Transsexualität ist ein Begriff der Neuzeit – die antiken Griechen kannten ihn nicht. Was sie allerdings kannten, war der Geschlechterwechsel. Zum heutigen Internationalen Tag der Trans*Sichtbarkeit (31. März) werfen wir einen Blick auf die antike Mythe von Iphis, in der Transsexualität ganz selbstverständlich zum Thema wird.

„Herzlichen Glückwunsch, es ist ein …“

Das Ehepaar Ligdus und Telethusa war trotz edler Herkunft arm. Sie hatten bereits eine Tochter und als Telethusa erneut schwanger wurde, mahnte Ligdus, ja kein Mädchen zu gebären! Noch eine Tochter könnten sie sich nämlich nicht leisten. Ligdus sagte sogar, dass er keine weitere Tochter dulden werde. Sollte ein Mädchen geboren werden, müsse es sterben. Telethusa aber spürte das Leben in sich rühren und beschloss, das Kind unter ihrem Herzen zu behalten – egal ob Mädchen oder Junge.

Als die Geburt nahte, erschien die Göttin Isis Telethusa im Traum und verriet der werdenden Mutter, dass sie ein Mädchen gebären würde. Doch sie solle sich nicht fürchten, fuhr Isis fort, und nicht um das Leben ihrer Tochter bangen. Sie solle das Kind als Jungen ausgeben.

Wenige Tage später wurde Iphis geboren. Es war ein Mädchen, doch eilig verhüllte die Mutter das Kind und verkündete dem Vater: Herzlichen Glückwunsch, es ist ein Junge!

Wer bin ich?

Die Freude war groß und das Kind dufte leben. Dankbar nahm Telethusa ihre Tochter an die Brust. Außer Amme und Mutter erfuhr keine Menschenseele, dass Iphis ein Mädchen war. Nicht einmal dem Kind selbst offenbarten sie, wer es war.
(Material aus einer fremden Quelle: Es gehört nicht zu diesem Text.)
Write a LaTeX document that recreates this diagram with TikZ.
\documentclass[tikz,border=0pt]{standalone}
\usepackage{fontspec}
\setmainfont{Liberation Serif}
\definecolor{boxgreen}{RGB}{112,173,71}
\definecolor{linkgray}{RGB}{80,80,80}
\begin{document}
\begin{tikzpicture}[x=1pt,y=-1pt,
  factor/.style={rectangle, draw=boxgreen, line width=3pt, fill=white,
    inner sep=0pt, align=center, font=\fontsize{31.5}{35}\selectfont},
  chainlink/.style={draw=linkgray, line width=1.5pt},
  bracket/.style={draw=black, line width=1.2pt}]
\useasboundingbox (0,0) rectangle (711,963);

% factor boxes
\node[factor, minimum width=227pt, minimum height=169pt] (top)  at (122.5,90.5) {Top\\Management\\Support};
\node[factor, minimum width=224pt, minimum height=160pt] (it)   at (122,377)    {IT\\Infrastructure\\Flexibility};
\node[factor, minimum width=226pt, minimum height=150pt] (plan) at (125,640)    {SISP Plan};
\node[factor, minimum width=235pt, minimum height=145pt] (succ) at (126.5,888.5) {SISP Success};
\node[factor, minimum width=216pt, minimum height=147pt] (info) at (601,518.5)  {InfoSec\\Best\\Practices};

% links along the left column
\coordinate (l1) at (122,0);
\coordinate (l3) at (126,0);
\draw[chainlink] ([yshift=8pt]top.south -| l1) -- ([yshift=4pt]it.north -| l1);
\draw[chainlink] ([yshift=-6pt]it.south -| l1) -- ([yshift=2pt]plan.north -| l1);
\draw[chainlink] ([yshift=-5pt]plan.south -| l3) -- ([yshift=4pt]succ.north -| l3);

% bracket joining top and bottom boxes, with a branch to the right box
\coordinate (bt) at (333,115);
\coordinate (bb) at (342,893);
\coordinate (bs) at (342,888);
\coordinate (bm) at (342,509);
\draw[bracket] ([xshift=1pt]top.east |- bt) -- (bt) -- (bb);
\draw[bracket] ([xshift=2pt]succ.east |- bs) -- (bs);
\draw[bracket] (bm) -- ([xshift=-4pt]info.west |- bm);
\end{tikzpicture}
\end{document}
So wuchs Iphis in der Vorstellung auf, ein Junge zu sein. Sie wurde unterrichtet wie ein Junge, spielte mit Jungs und wurde behandelt wie ein Junge. Schließlich, mit 13 Jahren, sollte sie vermählt werden. Ihr Vater Ligdus wählte die Ianthe als Partnerin und Iphis, die sich bis dahin selbst für einen jungen Mann gehalten hatte, verliebte sich in Ianthe.

Kann das Liebe sein?

Diese Liebe warf alles über den Haufen: Iphis wurde sich plötzlich darüber bewusst, dass sie den Körper einer Frau hatte. Zugleich fühlte sie sich zu Ianthe hingezogen, wie nur ein Mann sich zu einer Frau hingezogen fühlen konnte.

Iphis verzweifelte über ihr eigenes Sein: Sie war eine junge Frau – fühlte sich aber wie ein junger Mann. Wütend ermahnte sie sich selbst: „Sieh, wie Natur dich schuf, wenn nicht auch selbst du dich täuschest; (Ovid, 8. Buch der Metamorphosen)
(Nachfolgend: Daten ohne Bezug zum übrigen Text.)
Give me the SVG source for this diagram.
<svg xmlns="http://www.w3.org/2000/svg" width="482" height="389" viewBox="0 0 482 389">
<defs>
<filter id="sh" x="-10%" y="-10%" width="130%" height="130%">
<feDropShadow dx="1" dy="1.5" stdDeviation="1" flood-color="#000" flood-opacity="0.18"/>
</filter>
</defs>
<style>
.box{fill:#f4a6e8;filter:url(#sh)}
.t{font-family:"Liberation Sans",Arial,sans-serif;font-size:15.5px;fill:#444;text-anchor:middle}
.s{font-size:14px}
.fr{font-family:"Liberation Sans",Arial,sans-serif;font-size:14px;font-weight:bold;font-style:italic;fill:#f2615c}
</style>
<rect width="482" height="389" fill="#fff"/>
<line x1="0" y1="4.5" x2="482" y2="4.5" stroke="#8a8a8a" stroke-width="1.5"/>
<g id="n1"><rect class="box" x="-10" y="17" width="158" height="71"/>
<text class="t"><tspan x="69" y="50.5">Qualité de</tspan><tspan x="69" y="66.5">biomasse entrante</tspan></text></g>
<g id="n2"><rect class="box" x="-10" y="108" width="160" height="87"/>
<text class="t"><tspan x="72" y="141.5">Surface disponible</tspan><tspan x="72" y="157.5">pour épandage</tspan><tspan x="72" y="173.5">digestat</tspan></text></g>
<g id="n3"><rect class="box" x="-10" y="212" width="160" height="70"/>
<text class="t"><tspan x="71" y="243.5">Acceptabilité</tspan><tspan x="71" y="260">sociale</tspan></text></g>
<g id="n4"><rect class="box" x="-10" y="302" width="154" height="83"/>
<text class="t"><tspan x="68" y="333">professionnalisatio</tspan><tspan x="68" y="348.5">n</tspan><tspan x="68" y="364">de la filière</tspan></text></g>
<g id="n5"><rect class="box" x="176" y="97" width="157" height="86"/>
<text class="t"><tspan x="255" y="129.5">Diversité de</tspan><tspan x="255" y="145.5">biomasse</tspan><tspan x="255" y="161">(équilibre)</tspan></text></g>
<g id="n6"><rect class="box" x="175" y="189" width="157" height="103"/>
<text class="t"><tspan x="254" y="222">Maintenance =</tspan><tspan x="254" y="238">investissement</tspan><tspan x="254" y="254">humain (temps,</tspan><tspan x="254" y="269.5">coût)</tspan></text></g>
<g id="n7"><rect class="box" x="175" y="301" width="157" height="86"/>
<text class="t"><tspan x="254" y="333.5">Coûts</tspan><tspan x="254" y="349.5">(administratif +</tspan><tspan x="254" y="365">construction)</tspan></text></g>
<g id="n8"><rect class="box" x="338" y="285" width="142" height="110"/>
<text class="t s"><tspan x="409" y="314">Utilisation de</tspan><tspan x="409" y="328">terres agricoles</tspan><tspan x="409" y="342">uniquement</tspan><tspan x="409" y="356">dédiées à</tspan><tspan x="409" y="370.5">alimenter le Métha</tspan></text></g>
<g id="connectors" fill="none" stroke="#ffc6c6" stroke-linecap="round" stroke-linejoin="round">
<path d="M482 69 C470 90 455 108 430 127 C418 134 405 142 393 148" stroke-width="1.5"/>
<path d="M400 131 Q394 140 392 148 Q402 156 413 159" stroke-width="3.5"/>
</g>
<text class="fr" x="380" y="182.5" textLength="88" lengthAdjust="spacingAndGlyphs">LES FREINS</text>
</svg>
Doch es half nichts: Sie liebte Ianthe und wollte sie heiraten. Sie wollte ein Junge sein, auch wenn ihr Körper der eines Mädchens war. Iphis war so verzweifelt, dass sie sich das Leben nehmen wollte. Denn welchen Sinn hatte ihr Dasein, wenn sie nicht sein konnte, wer sie wirklich sein wollte? Wenn sie nicht heiraten konnte, wen sie wirklich liebte?

Die Verwandlung

Telethusa, die liebende Mutter, spürte die Verzweiflung ihres Kindes und flehte die Götter um Hilfe. Sie betete zu Isis, der Göttin, die ihr einst geraten hatte, Iphis als Knaben auszugeben. Tatsächlich hatte Isis schon darauf gewartet, von Telethusa gerufen zu werden. Denn schon lange wusste die Göttin, was weder Mutter noch Tochter klar war: Iphis war ein Junge, auch wenn er im Körper eines Mädchens geboren war. Die Göttin wandelte das Geschlecht der Iphis um und befreite ihn so von seinen Qualen. Iphis wurde zum Jungen und konnte seine geliebte Ianthe heiraten.